### Data shown

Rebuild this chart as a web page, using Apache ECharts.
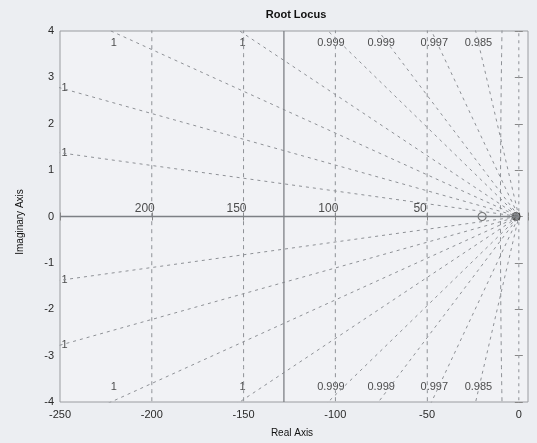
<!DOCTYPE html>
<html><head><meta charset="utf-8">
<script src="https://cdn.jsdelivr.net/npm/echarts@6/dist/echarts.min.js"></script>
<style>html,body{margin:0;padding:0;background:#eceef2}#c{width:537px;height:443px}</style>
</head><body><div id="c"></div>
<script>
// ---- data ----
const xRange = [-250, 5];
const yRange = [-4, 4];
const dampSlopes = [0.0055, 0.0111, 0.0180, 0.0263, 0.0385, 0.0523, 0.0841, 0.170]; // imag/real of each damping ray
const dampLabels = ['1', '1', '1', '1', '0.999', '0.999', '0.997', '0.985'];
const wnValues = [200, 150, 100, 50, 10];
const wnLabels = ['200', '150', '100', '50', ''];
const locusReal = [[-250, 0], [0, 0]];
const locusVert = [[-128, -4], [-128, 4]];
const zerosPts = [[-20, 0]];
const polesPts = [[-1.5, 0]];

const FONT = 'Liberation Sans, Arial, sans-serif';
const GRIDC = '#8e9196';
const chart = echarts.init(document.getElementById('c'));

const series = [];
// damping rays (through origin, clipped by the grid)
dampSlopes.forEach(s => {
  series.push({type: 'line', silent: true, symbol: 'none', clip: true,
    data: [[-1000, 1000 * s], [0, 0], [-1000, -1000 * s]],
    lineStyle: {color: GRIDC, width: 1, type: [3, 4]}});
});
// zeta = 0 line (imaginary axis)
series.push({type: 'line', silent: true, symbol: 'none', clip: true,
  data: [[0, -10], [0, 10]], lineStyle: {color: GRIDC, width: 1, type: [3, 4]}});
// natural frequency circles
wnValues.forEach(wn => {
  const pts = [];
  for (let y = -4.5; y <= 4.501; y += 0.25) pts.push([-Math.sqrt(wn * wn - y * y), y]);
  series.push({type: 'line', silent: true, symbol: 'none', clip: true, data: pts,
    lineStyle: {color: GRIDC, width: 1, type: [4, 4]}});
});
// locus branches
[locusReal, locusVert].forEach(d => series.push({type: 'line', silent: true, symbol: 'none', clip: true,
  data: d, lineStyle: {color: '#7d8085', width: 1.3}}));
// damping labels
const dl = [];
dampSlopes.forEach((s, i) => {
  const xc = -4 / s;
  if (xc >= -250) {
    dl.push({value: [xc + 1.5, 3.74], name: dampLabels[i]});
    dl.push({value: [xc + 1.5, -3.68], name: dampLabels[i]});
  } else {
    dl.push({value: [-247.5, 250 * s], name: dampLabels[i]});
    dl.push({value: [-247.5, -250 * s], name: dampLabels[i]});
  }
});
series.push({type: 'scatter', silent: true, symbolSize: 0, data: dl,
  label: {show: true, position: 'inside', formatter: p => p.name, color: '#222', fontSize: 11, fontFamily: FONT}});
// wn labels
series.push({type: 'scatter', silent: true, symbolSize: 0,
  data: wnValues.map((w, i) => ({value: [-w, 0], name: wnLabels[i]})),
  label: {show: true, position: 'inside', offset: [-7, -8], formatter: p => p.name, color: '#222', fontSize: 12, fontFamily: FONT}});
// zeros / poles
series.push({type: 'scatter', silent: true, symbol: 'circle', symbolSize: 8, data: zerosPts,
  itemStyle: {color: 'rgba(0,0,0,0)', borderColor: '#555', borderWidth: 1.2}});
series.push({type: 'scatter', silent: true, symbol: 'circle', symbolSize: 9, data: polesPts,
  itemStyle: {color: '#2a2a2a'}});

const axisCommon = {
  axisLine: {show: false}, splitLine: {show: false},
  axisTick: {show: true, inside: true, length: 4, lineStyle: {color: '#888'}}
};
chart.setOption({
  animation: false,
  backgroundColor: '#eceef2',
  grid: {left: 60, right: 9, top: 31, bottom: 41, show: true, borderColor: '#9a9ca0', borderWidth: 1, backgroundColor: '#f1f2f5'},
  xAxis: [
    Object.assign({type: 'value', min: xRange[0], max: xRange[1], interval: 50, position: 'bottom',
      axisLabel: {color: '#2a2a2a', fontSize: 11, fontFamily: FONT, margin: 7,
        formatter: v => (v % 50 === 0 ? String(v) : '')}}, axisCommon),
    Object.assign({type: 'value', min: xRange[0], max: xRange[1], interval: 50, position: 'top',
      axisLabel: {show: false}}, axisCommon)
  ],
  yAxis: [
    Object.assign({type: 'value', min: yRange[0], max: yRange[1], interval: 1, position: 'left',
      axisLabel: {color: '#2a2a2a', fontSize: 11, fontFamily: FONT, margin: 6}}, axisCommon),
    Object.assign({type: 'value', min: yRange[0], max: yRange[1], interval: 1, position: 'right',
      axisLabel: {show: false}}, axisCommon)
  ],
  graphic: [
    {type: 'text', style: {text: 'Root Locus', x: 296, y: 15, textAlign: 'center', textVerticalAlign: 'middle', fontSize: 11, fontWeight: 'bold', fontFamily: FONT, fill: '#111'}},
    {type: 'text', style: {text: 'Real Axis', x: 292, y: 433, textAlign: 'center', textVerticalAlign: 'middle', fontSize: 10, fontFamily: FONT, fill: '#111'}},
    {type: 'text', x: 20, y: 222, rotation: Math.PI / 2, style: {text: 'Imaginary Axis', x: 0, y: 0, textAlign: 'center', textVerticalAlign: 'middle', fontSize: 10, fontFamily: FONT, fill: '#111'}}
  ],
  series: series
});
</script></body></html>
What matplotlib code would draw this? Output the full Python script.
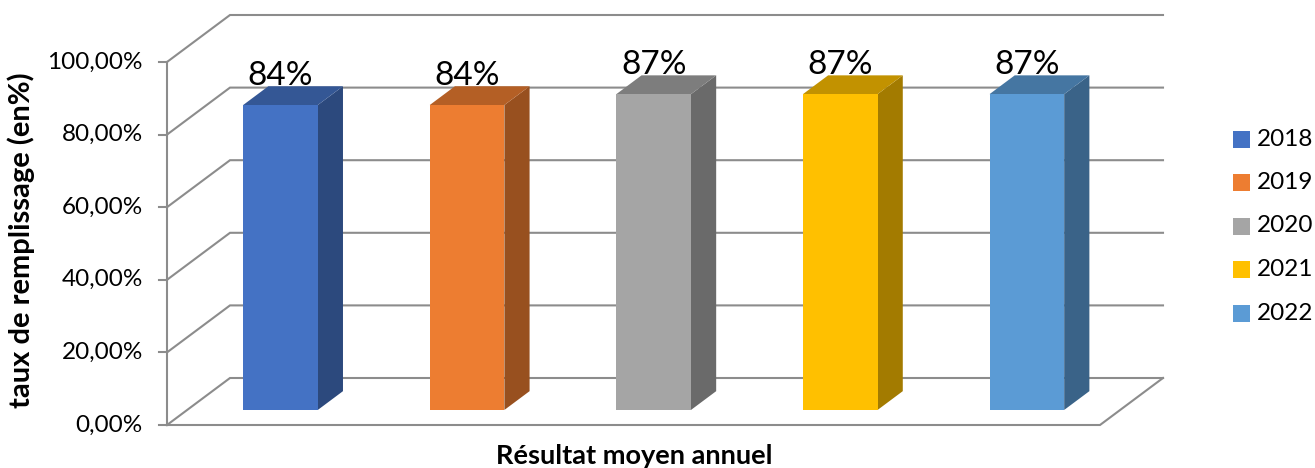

######

**The request**:
Take every line from the data that contains the word "script".

**Exercise answer**:
<script src="https://cdn.jsdelivr.net/npm/echarts@6/dist/echarts.min.js"></script>
<script>
</script></body></html>
What matplotlib code would draw this? Output the full Python script.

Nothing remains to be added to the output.